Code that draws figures
* * * *

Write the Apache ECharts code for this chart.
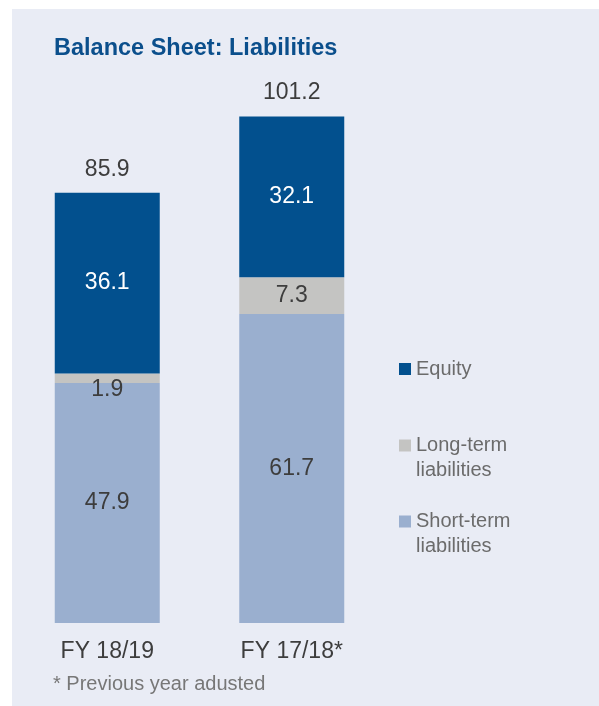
<!DOCTYPE html>
<html>
<head>
<meta charset="utf-8">
<title>Balance Sheet: Liabilities</title>
<script src="https://cdn.jsdelivr.net/npm/echarts@6/dist/echarts.min.js"></script>
<style>
  html, body { margin: 0; padding: 0; background: #ffffff; }
  #chart { width: 599px; height: 706px; }
</style>
</head>
<body>
<div id="chart"></div>
<script>
// values (EUR bn)
const categories = ['FY 18/19', 'FY 17/18*'];
const shortTerm = [47.9, 61.7];
const longTerm = [1.9, 7.3];
const equity = [36.1, 32.1];
const totals = [85.9, 101.2];
const footnote = '* Previous year adusted';

const fontFamily = "'Liberation Sans', Arial, sans-serif";
const darkText = '#3d3d3d';

// thin slices can't hold their number, so it goes just under them
function segmentData(values) {
  return values.map(v => {
    if (v < 3) {
      return { value: v, label: { position: 'bottom', distance: -5 } };
    }
    return v;
  });
}

function legendAt(name, top) {
  const twoLines = name.indexOf(' ') > -1;
  return {
    data: [name],
    left: 399,
    top: top,
    orient: 'vertical',
    padding: 0,
    icon: 'rect',
    itemWidth: 12,
    itemHeight: 12,
    selectedMode: false,
    // empty first line keeps the square level with the first word
    formatter: n => twoLines ? '\n' + n.replace(' ', '\n') : n,
    textStyle: {
      fontFamily: fontFamily,
      fontSize: 20,
      color: '#6b6b6b',
      lineHeight: 25
    }
  };
}

let myChart = echarts.init(document.getElementById('chart'));
myChart.setOption({
  backgroundColor: '#ffffff',
  animation: false,
  title: {
    text: 'Balance Sheet: Liabilities',
    left: 54,
    top: 37,
    padding: 0,
    textStyle: {
      fontFamily: fontFamily,
      fontSize: 23.5,
      fontWeight: 'bold',
      color: '#0b4f8c'
    }
  },
  legend: [
    legendAt('Equity', 356.5),
    legendAt('Long-term liabilities', 408),
    legendAt('Short-term liabilities', 484)
  ],
  graphic: [
    {
      type: 'rect',
      z: -10,
      shape: { x: 12, y: 9, width: 587, height: 697 },
      style: { fill: '#e9ecf5' },
      silent: true
    },
    {
      type: 'text',
      left: 53,
      top: 674,
      style: {
        text: footnote,
        fontFamily: fontFamily,
        fontSize: 20,
        fill: '#777777'
      }
    }
  ],
  grid: {
    left: 15,
    width: 369,
    top: 72,
    bottom: 83
  },
  xAxis: {
    type: 'category',
    data: categories,
    axisLine: { show: false },
    axisTick: { show: false },
    axisLabel: {
      margin: 17,
      fontFamily: fontFamily,
      fontSize: 23,
      color: darkText
    }
  },
  yAxis: {
    type: 'value',
    min: 0,
    max: 110,
    show: false,
    splitLine: { show: false }
  },
  series: [
    {
      name: 'Short-term liabilities',
      type: 'bar',
      stack: 'total',
      barWidth: 105,
      data: segmentData(shortTerm),
      itemStyle: { color: '#9aafcf' },
      label: {
        show: true,
        position: 'inside',
        fontFamily: fontFamily,
        fontSize: 23,
        color: darkText
      }
    },
    {
      name: 'Long-term liabilities',
      type: 'bar',
      stack: 'total',
      data: segmentData(longTerm),
      itemStyle: { color: '#c4c4c2' },
      label: {
        show: true,
        position: 'inside',
        fontFamily: fontFamily,
        fontSize: 23,
        color: darkText
      }
    },
    {
      name: 'Equity',
      type: 'bar',
      stack: 'total',
      data: segmentData(equity),
      itemStyle: { color: '#02508e' },
      label: {
        show: true,
        position: 'inside',
        fontFamily: fontFamily,
        fontSize: 23,
        color: '#ffffff'
      }
    },
    {
      // zero-height cap, only carries the total above each column
      name: 'Total',
      type: 'bar',
      stack: 'total',
      data: totals.map(() => 0),
      itemStyle: { color: 'transparent' },
      label: {
        show: true,
        position: 'top',
        distance: 12,
        fontFamily: fontFamily,
        fontSize: 23,
        color: darkText,
        formatter: p => totals[p.dataIndex].toFixed(1)
      }
    }
  ]
});
</script>
</body>
</html>
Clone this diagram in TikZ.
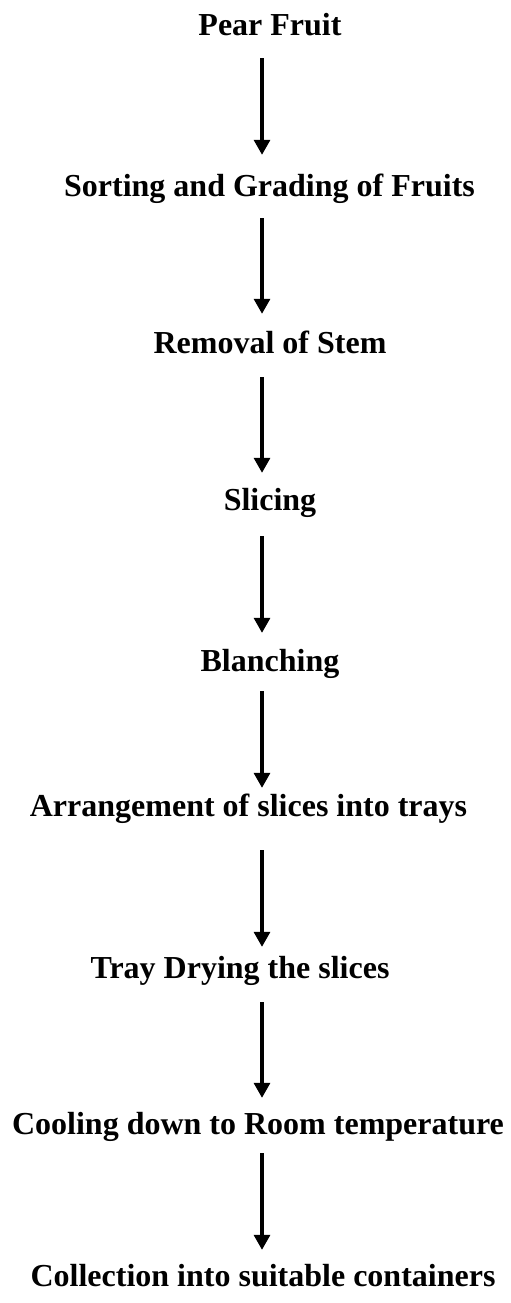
\documentclass[tikz,border=0pt]{standalone}
\usepackage{fontspec}
\setmainfont{Liberation Serif}
\usetikzlibrary{arrows.meta}
\tikzset{
  stage/.style={inner sep=0pt, anchor=base, text height=22pt, text depth=7pt,
    font=\fontsize{32}{38}\selectfont\bfseries},
  flow/.style={line width=3.2pt, -{Triangle[width=16pt,length=15pt]}}
}
\begin{document}
\begin{tikzpicture}[x=1pt,y=-1pt]
\useasboundingbox (0,0) rectangle (511,1303);
\coordinate (ax) at (262,0);
% process stages
\node[stage] (pear)  at (270,35.5) {Pear Fruit};
\node[stage] (sort)  at (269.5,196) {Sorting and Grading of Fruits};
\node[stage] (stem)  at (270,353) {Removal of Stem};
\node[stage] (slice) at (270,510) {Slicing};
\node[stage] (blanch) at (270,671) {Blanching};
\node[stage] (tray)  at (248.5,816) {Arrangement of slices into trays};
\node[stage] (dry)   at (240,978) {Tray Drying the slices};
\node[stage] (cool)  at (258,1134) {Cooling down to Room temperature};
\node[stage] (store) at (263,1286) {Collection into suitable containers};
% arrows between stages
\draw[flow] ([yshift=-15.5pt]pear.south -| ax) -- ([yshift=19pt]sort.north -| ax);
\draw[flow] ([yshift=-15pt]sort.south -| ax) -- ([yshift=17pt]stem.north -| ax);
\draw[flow] ([yshift=-17pt]stem.south -| ax) -- ([yshift=15pt]slice.north -| ax);
\draw[flow] ([yshift=-19pt]slice.south -| ax) -- ([yshift=16pt]blanch.north -| ax);
\draw[flow] ([yshift=-13pt]blanch.south -| ax) -- ([yshift=6pt]tray.north -| ax);
\draw[flow] ([yshift=-27pt]tray.south -| ax) -- ([yshift=9pt]dry.north -| ax);
\draw[flow] ([yshift=-17pt]dry.south -| ax) -- ([yshift=14pt]cool.north -| ax);
\draw[flow] ([yshift=-12pt]cool.south -| ax) -- ([yshift=14pt]store.north -| ax);
\end{tikzpicture}
\end{document}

* * * *

Problem to solve: In the records above, locate each line with the word "this". Copy all such lines.

Exercise result:
Write the Apache ECharts code for this chart.
Clone this diagram in TikZ.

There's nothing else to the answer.